▶ **WHAT YOU ARE ASKED TO DO**: Pictures within the data are to be left out; everything else must be reproduced exactly.

▶ **STORED DATA**:
..............................

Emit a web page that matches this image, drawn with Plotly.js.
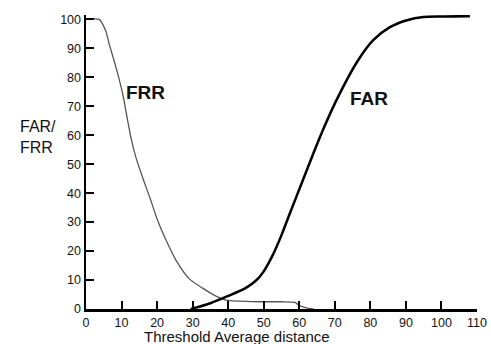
<!DOCTYPE html>
<html><head><meta charset="utf-8">
<script src="https://cdn.plot.ly/plotly-3.0.1.min.js"></script>
<style>html,body{margin:0;padding:0;background:#fff}#chart{width:491px;height:344px}</style>
</head><body><div id="chart"></div>
<script>
// Data
const frrX = [0, 3.7, 5.5, 6.5, 8.4, 10.3, 11.7, 12.6, 14, 16.1, 18.2, 20.1, 22.5, 25.3, 29, 32.8, 37, 39.4, 45, 50, 55, 58.8, 60, 62, 64];
const frrY = [100, 100, 96.2, 91.6, 83.6, 74.4, 65.2, 59.4, 52.5, 44.8, 37.6, 30.7, 23.8, 16.9, 10.5, 7.2, 4.2, 3.1, 2.6, 2.5, 2.5, 2.3, 1.2, 0.4, 0];
const farX = [29.5, 35, 40, 45, 48, 50, 52.5, 55, 57.5, 60.7, 63.9, 66.8, 70.5, 76.2, 80.8, 85.5, 90.3, 94.9, 100, 108];
const farY = [0, 2, 4.5, 7.3, 10, 13, 18.5, 25.5, 33.5, 43.5, 53.5, 62.2, 72.2, 85.2, 92.8, 97.3, 99.7, 100.8, 101, 101.1];
const xTicks = [0, 10, 20, 30, 40, 50, 60, 70, 80, 90, 100, 110];
const yTicks = [0, 10, 20, 30, 40, 50, 60, 70, 80, 90, 100];
const xTitle = "Threshold Average distance";
const yTitle = "FAR/<br>FRR";

const font = "Liberation Sans, Arial, sans-serif";
const traces = [
  {x: frrX, y: frrY, mode: "lines", line: {color: "#555", width: 1.3, shape: "spline", smoothing: 0.6}, hoverinfo: "skip"},
  {x: farX, y: farY, mode: "lines", line: {color: "#000", width: 2.5, shape: "spline", smoothing: 0.8}, hoverinfo: "skip"}
];
const axisCommon = {
  showgrid: false, zeroline: false, showline: true, linecolor: "#000", linewidth: 2.5,
  ticks: "inside", ticklen: 8, tickwidth: 2, tickcolor: "#000",
  tickfont: {family: font, size: 12.5, color: "#111"}, tickmode: "array"
};
const layout = {
  width: 491, height: 344,
  margin: {l: 86, r: 14, t: 15, b: 35},
  paper_bgcolor: "#fff", plot_bgcolor: "#fff",
  showlegend: false,
  xaxis: Object.assign({}, axisCommon, {range: [0, 110], tickvals: xTicks, ticktext: xTicks.map(String)}),
  yaxis: Object.assign({}, axisCommon, {range: [0, 101.5], tickvals: yTicks, ticktext: yTicks.map(String)}),
  annotations: [
    {text: xTitle, xref: "paper", yref: "paper", x: 0.387, y: -0.093, xanchor: "center", yanchor: "middle", showarrow: false, font: {family: font, size: 15, color: "#111"}},
    {text: yTitle, xref: "paper", yref: "paper", x: -0.174, y: 0.585, xanchor: "left", yanchor: "middle", align: "left", showarrow: false, font: {family: font, size: 16, color: "#111"}},
    {text: "<b>FRR</b>", x: 16.8, y: 74.8, xref: "x", yref: "y", showarrow: false, font: {family: font, size: 19, color: "#111"}},
    {text: "<b>FAR</b>", x: 79.6, y: 72.8, xref: "x", yref: "y", showarrow: false, font: {family: font, size: 19, color: "#111"}}
  ]
};
Plotly.newPlot("chart", traces, layout, {staticPlot: true, displayModeBar: false});
</script>
</body></html>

..............................

▶ **EXPECTED ANSWER**:
Emit a web page that matches this image, drawn with Plotly.js.
<!DOCTYPE html>
<html><head><meta charset="utf-8">
<script src="https://cdn.plot.ly/plotly-3.0.1.min.js"></script>
<style>html,body{margin:0;padding:0;background:#fff}#chart{width:491px;height:344px}</style>
</head><body><div id="chart"></div>
<script>
// Data
const frrX = [0, 3.7, 5.5, 6.5, 8.4, 10.3, 11.7, 12.6, 14, 16.1, 18.2, 20.1, 22.5, 25.3, 29, 32.8, 37, 39.4, 45, 50, 55, 58.8, 60, 62, 64];
const frrY = [100, 100, 96.2, 91.6, 83.6, 74.4, 65.2, 59.4, 52.5, 44.8, 37.6, 30.7, 23.8, 16.9, 10.5, 7.2, 4.2, 3.1, 2.6, 2.5, 2.5, 2.3, 1.2, 0.4, 0];
const farX = [29.5, 35, 40, 45, 48, 50, 52.5, 55, 57.5, 60.7, 63.9, 66.8, 70.5, 76.2, 80.8, 85.5, 90.3, 94.9, 100, 108];
const farY = [0, 2, 4.5, 7.3, 10, 13, 18.5, 25.5, 33.5, 43.5, 53.5, 62.2, 72.2, 85.2, 92.8, 97.3, 99.7, 100.8, 101, 101.1];
const xTicks = [0, 10, 20, 30, 40, 50, 60, 70, 80, 90, 100, 110];
const yTicks = [0, 10, 20, 30, 40, 50, 60, 70, 80, 90, 100];
const xTitle = "Threshold Average distance";
const yTitle = "FAR/<br>FRR";

const font = "Liberation Sans, Arial, sans-serif";
const traces = [
  {x: frrX, y: frrY, mode: "lines", line: {color: "#555", width: 1.3, shape: "spline", smoothing: 0.6}, hoverinfo: "skip"},
  {x: farX, y: farY, mode: "lines", line: {color: "#000", width: 2.5, shape: "spline", smoothing: 0.8}, hoverinfo: "skip"}
];
const axisCommon = {
  showgrid: false, zeroline: false, showline: true, linecolor: "#000", linewidth: 2.5,
  ticks: "inside", ticklen: 8, tickwidth: 2, tickcolor: "#000",
  tickfont: {family: font, size: 12.5, color: "#111"}, tickmode: "array"
};
const layout = {
  width: 491, height: 344,
  margin: {l: 86, r: 14, t: 15, b: 35},
  paper_bgcolor: "#fff", plot_bgcolor: "#fff",
  showlegend: false,
  xaxis: Object.assign({}, axisCommon, {range: [0, 110], tickvals: xTicks, ticktext: xTicks.map(String)}),
  yaxis: Object.assign({}, axisCommon, {range: [0, 101.5], tickvals: yTicks, ticktext: yTicks.map(String)}),
  annotations: [
    {text: xTitle, xref: "paper", yref: "paper", x: 0.387, y: -0.093, xanchor: "center", yanchor: "middle", showarrow: false, font: {family: font, size: 15, color: "#111"}},
    {text: yTitle, xref: "paper", yref: "paper", x: -0.174, y: 0.585, xanchor: "left", yanchor: "middle", align: "left", showarrow: false, font: {family: font, size: 16, color: "#111"}},
    {text: "<b>FRR</b>", x: 16.8, y: 74.8, xref: "x", yref: "y", showarrow: false, font: {family: font, size: 19, color: "#111"}},
    {text: "<b>FAR</b>", x: 79.6, y: 72.8, xref: "x", yref: "y", showarrow: false, font: {family: font, size: 19, color: "#111"}}
  ]
};
Plotly.newPlot("chart", traces, layout, {staticPlot: true, displayModeBar: false});
</script>
</body></html>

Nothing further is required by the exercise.